First implemented in 2014 as a cornerstone of the Affordable Care Act (ACA), public exchanges were envisioned as a new health insurance marketplace where millions of uninsured Americans could shop for, compare and purchase affordable, stable health coverage. The new exchanges sought to provide subsidized coverage to Americans who were not eligible for Medicaid.

Since implementation, public exchange coverage has proven to be significantly more costly and less sustainable than envisioned.

  • Medicaid coverage costs 43 percent less than public exchange coverage, which is less affordable for the federal government and consumers.
  • Exchanges have failed to achieve longstanding enrollment expectations of 25 million and cover far fewer people than other coverage platforms.
  • Exchange coverage has declined over the course of each year since ACA implementation, as higher-than-expected costs and other factors have discouraged many healthy individuals from enrolling and staying enrolled.
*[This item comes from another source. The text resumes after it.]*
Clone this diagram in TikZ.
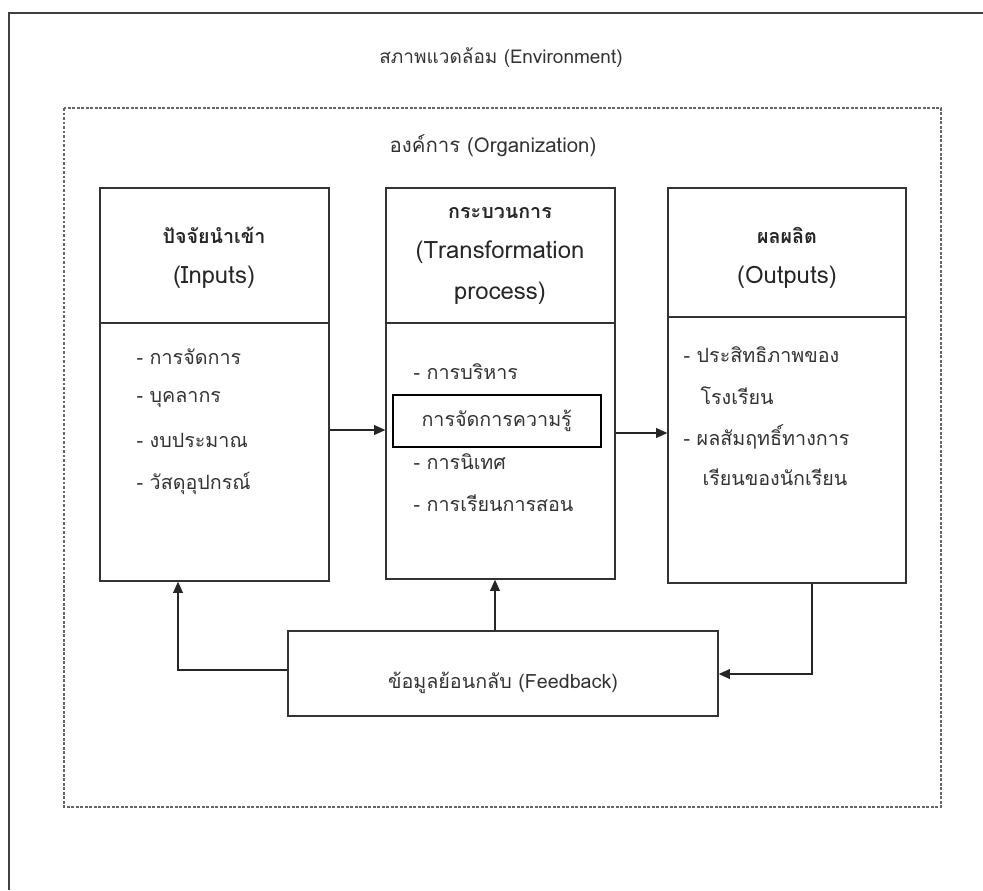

Medicaid Has Expanded Access to Care by Delivering Affordable, Stable, and Sustainable Coverage

While public exchanges have fallen short of providing consumers with affordable, high-quality, stable coverage options, the ACA’s Medicaid Expansion has succeeded in providing sustainable and effective coverage. Since 2013, more than 16 million additional people have enrolled in Medicaid.

Exchange beneficiaries, as well as the remaining uninsured, would gain the most from being in suitably managed state-based public and private market structures which are more stable, efficient, and effective than exchanges. Transitioning to a simpler, flexible, and more sustainable coverage system can help advance the important goals of providing more affordable coverage options, improving health outcomes, and achieving federal and state budget savings.